You know, this really isn't good enough. And at the risk of making it sound like a crusade, I blame Patricia Cornwall. The success of her fat, lame, reactionary 'thrillers' has erected a new road sign for wannabe authors chasing a quick buck. They hatch an ill-formed plot (usually a motley hodgepodge of what they've seen last on video), staff it with ciphers and spew it onto paper in a string of barely literate clichés. There is entirely too much of this rubbish out there, and it's frankly criminal that, a). they think they can get away with it; and, b). there are publishers accommodating (or mercenary) enough to act as willing accomplices. Whoever it was who coined that great phrase was on the money: this isn't writing, it's typing.

And to that end, H.E. (that's Heather - lest the name scare male readers, no doubt) Lewis' The Second Suspect is textbook - the writing is dismal, the pacing monotone and the depth of its characterisation (don't make me laugh) would shame the back of a postage stamp.

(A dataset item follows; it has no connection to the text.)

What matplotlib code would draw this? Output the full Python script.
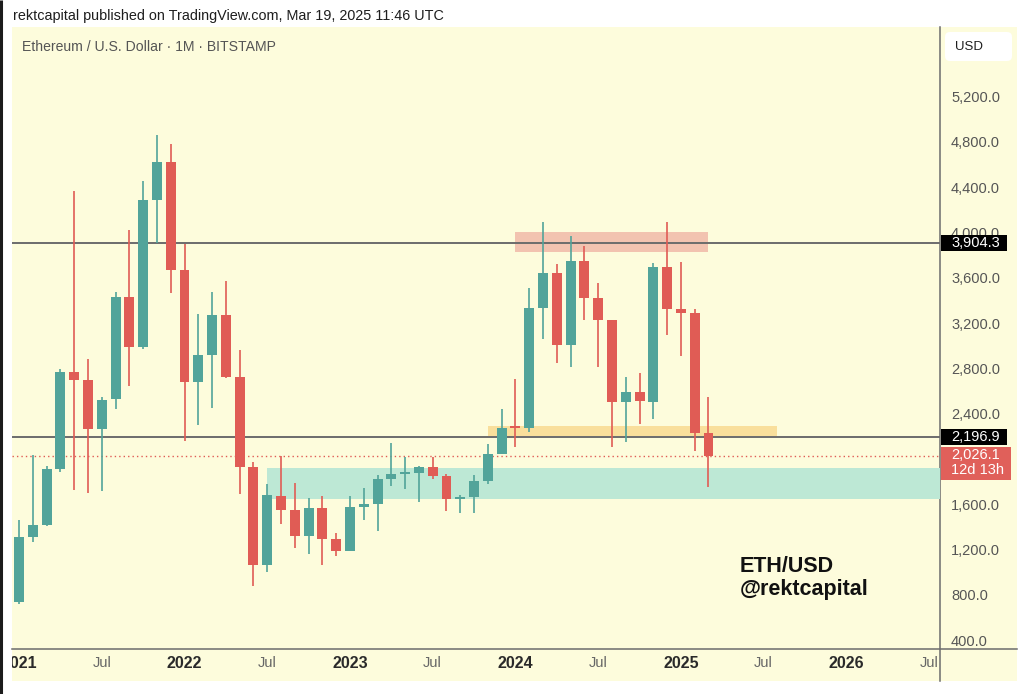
import matplotlib
matplotlib.use('Agg')
import matplotlib.pyplot as plt
from matplotlib.patches import Rectangle, FancyBboxPatch
from matplotlib import font_manager as fm
from matplotlib.transforms import Bbox, blended_transform_factory
import numpy as np
import pandas as pd

# ---------------- data (monthly ETH/USD, Bitstamp) ----------------
opens = [737, 1312, 1418, 1915, 2770, 2700, 2268, 2525, 3427, 2990, 4285, 4618,
         3668, 2681, 2916, 3270, 2722, 1931, 1062, 1672, 1548, 1321, 1563, 1289,
         1189, 1577, 1598, 1819, 1869, 1874, 1925, 1848, 1645, 1665, 1807, 2042,
         2285, 2275, 3334, 3638, 3005, 3749, 3423, 3226, 2505, 2593, 2505, 3697,
         3323, 3290, 2231]
highs = [1460, 2035, 1940, 2795, 4367, 2885, 2548, 3470, 4020, 4453, 4860, 4777,
         3897, 3276, 3476, 3570, 2960, 1970, 1777, 2025, 1784, 1657, 1672, 1348,
         1674, 1740, 1857, 2137, 2019, 1936, 2019, 1863, 1686, 1857, 2131, 2437,
         2705, 3511, 4088, 3717, 3967, 3879, 3550, 3226, 2720, 2755, 3732, 4094,
         3735, 3320, 2543]
lows = [715, 1270, 1410, 1885, 1725, 1700, 1718, 2437, 2643, 2967, 3903, 3462,
        2160, 2298, 2446, 2716, 1695, 879, 998, 1422, 1215, 1157, 1068, 1145,
        1185, 1460, 1365, 1760, 1733, 1616, 1819, 1539, 1527, 1519, 1775, 2040,
        2102, 2240, 3055, 2843, 2813, 3226, 2808, 2107, 2146, 2307, 2351, 3093,
        2911, 2071, 1754]
closes = [1312, 1418, 1915, 2770, 2700, 2265, 2520, 3427, 2990, 4285, 4620, 3668,
          2681, 2916, 3270, 2722, 1931, 1062, 1678, 1548, 1321, 1563, 1289, 1189,
          1577, 1598, 1819, 1869, 1874, 1925, 1848, 1645, 1665, 1807, 2042, 2269,
          2275, 3334, 3638, 3005, 3749, 3423, 3226, 2505, 2593, 2511, 3697, 3323,
          3290, 2225, 2026.1]
months = pd.date_range('2021-01-01', periods=len(closes), freq='MS')

# horizontal levels and zones (price bounds, start/end bar index)
levels = [3904.3, 2196.9]
last_price = 2026.1
timer_text = '12d 13h'
zone_red = (3825, 4000, 36, 50)
zone_orange = (2202, 2293, 34, 55)
zone_teal = (1646, 1917, 18, 70)

xtick_pos = [0, 6, 12, 18, 24, 30, 36, 42, 48, 54, 60, 66]
xtick_labels = ['2021', 'Jul', '2022', 'Jul', '2023', 'Jul', '2024', 'Jul',
                '2025', 'Jul', '2026', 'Jul']
# the 2,000.0 label is hidden behind the last-price tag in the reference
yticks = [400, 800, 1200, 1600, 2400, 2800, 3200, 3600, 4000, 4400, 4800, 5200]

header = 'rektcapital published on TradingView.com, Mar 19, 2025 11:46 UTC'
legend_text = 'Ethereum / U.S. Dollar \u00b7 1M \u00b7 BITSTAMP'

# ---------------- style ----------------
PANEL = '#FDFCDC'
UP = '#52A49A'
DOWN = '#E05C55'
LINE = '#6c6c6c'

plt.rcParams['font.family'] = ['Liberation Sans', 'DejaVu Sans']
names = {f.name for f in fm.fontManager.ttflist}
NARROW = 'Liberation Sans Narrow' if 'Liberation Sans Narrow' in names else 'Liberation Sans'

W, H = 1024, 694
fig = plt.figure(figsize=(W / 100, H / 100), dpi=100)
fig.patch.set_facecolor('white')

# background / layout layer in pixel coordinates
bg = fig.add_axes([0, 0, 1, 1], zorder=0)
bg.set_xlim(0, W)
bg.set_ylim(H, 0)
bg.axis('off')
bg.add_patch(Rectangle((12, 27), 1005, 654, facecolor=PANEL, edgecolor='none'))
bg.plot([1.2, 1.2], [0, H], color='#1c1c1c', lw=2.2, solid_capstyle='butt')
bg.plot([940, 940], [27, 681], color=LINE, lw=1.1)
bg.plot([12, 1017], [649, 649], color=LINE, lw=1.1)
bg.text(13, 16, header, fontsize=10.4, color='#1e1e1e', va='center', ha='left')
bg.text(22, 47, legend_text, fontsize=10.1, color='#555555', va='center', ha='left')
bg.add_patch(FancyBboxPatch((945, 32), 67, 29, boxstyle='round,pad=0,rounding_size=5',
                            facecolor='white', edgecolor='none'))
bg.text(955, 46.5, 'USD', fontsize=9.5, color='#1e1e1e', va='center', ha='left')
bg.text(740, 567, 'ETH/USD', fontsize=15.5, fontweight='bold', color='#111111',
        va='center', ha='left')
bg.text(740, 589, '@rektcapital', fontsize=15.5, fontweight='bold', color='#111111',
        va='center', ha='left')

# main chart
ax = fig.add_axes([12 / W, (H - 649) / H, 928 / W, 622 / H], zorder=1)
ax.set_facecolor('none')
YMIN, YMAX = 322, 5814
ax.set_xlim(-0.51, 66.79)
ax.set_ylim(YMIN, YMAX)
for s in ax.spines.values():
    s.set_visible(False)
px = (YMAX - YMIN) / 622.0  # price units per pixel

for lo, hi, x0, x1, col in [(*zone_red, '#F2C3B0'), (*zone_orange, '#F9DF9C'),
                            (*zone_teal, '#BDE8D5')]:
    ax.add_patch(Rectangle((x0, lo), x1 - x0, hi - lo, facecolor=col,
                           edgecolor='none', zorder=1))

for lv in levels:
    ax.axhline(lv, color=LINE, lw=1.4, zorder=2)
ax.axhline(last_price, color=DOWN, lw=1.0, ls=(0, (1, 2.2)), zorder=2)

o = np.array(opens, float)
h = np.array(highs, float)
l = np.array(lows, float)
c = np.array(closes, float)
x = np.arange(len(c))
cols = [UP if cc >= oo else DOWN for oo, cc in zip(o, c)]
ax.vlines(x, l, h, colors=cols, lw=1.2, zorder=3)
body = np.maximum(np.abs(c - o), 1.6 * px)
ax.bar(x, body, bottom=np.minimum(o, c), width=0.72, color=cols, linewidth=0, zorder=4)

# axes ticks
ax.yaxis.tick_right()
ax.set_yticks(yticks, [f'{v:,.1f}' for v in yticks])
ax.tick_params(axis='y', length=0, pad=11 * 0.72, labelsize=10.5, labelcolor='#555555')
ax.set_xticks(xtick_pos, xtick_labels)
ax.tick_params(axis='x', length=0, pad=5.0, labelsize=11.5)
clipbox = Bbox.from_extents(12, 0, 938, H)
for t in ax.xaxis.get_major_ticks():
    lab = t.label1
    lab.set_fontfamily([NARROW, 'DejaVu Sans'])
    if lab.get_text() == 'Jul':
        lab.set_color('#666666')
        lab.set_fontsize(10.5)
    else:
        lab.set_color('#2a2a2a')
        lab.set_fontweight('bold')
    lab.set_clip_on(True)
    lab.set_clip_box(clipbox)

# price labels on the right scale
tr = blended_transform_factory(ax.transAxes, ax.transData)
bx0 = (941 - 12) / 928
tx = (951 - 12) / 928
for lv in levels:
    ax.add_patch(Rectangle((bx0, lv - 8 * px), 66 / 928, 16 * px, transform=tr,
                           facecolor='black', edgecolor='none', clip_on=False, zorder=6))
    ax.text(tx, lv, f'{lv:,.1f}', transform=tr, color='white', fontsize=10.5,
            va='center', ha='left', clip_on=False, zorder=7)
box_top = last_price + 9.5 * px
ax.add_patch(Rectangle((bx0, box_top - 33 * px), 70 / 928, 33 * px, transform=tr,
                       facecolor='#E0605A', edgecolor='none', clip_on=False, zorder=6))
ax.text(tx, box_top - 1.0 * px, f'{last_price:,.1f}\n{timer_text}', transform=tr,
        color='white', fontsize=10.5, linespacing=1.1,
        va='top', ha='left', clip_on=False, zorder=7)

fig.savefig('out.png', dpi=100, facecolor='white')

Plot? If you must. Gabriel and Ingrid Santerre are glamorous - "quiet rich" - abusers. She's onto the law at the start of the book because a young prostitute in their employ has died and she wants to shop hubby for this and past misdemeanours including the death of their own daughter. But he has money enough to buy his way to freedom, so can maverick Detective Caroline Reese eke out the truth in time? "We're all pawns in some game of his," she announces in an audacious example of Lewis' concrete-footed dialogue. "The whole damn bureaucracy's indulging his whims."

The bald truth (and this is fatal in a fiction writer) is that Lewis is just making this up. There's no suspension of disbelief, no emotional engagement, nothing that asks you in and invites you to stay. It goes hell for leather on plot and omits such niceties as would make for even constructive criticism. You wouldn't watch this if it was on Channel 5, so why on earth would you give it houseroom because it's between hardcovers? End to end - and all stations in between - The Second Suspect is almost supernaturally lousy.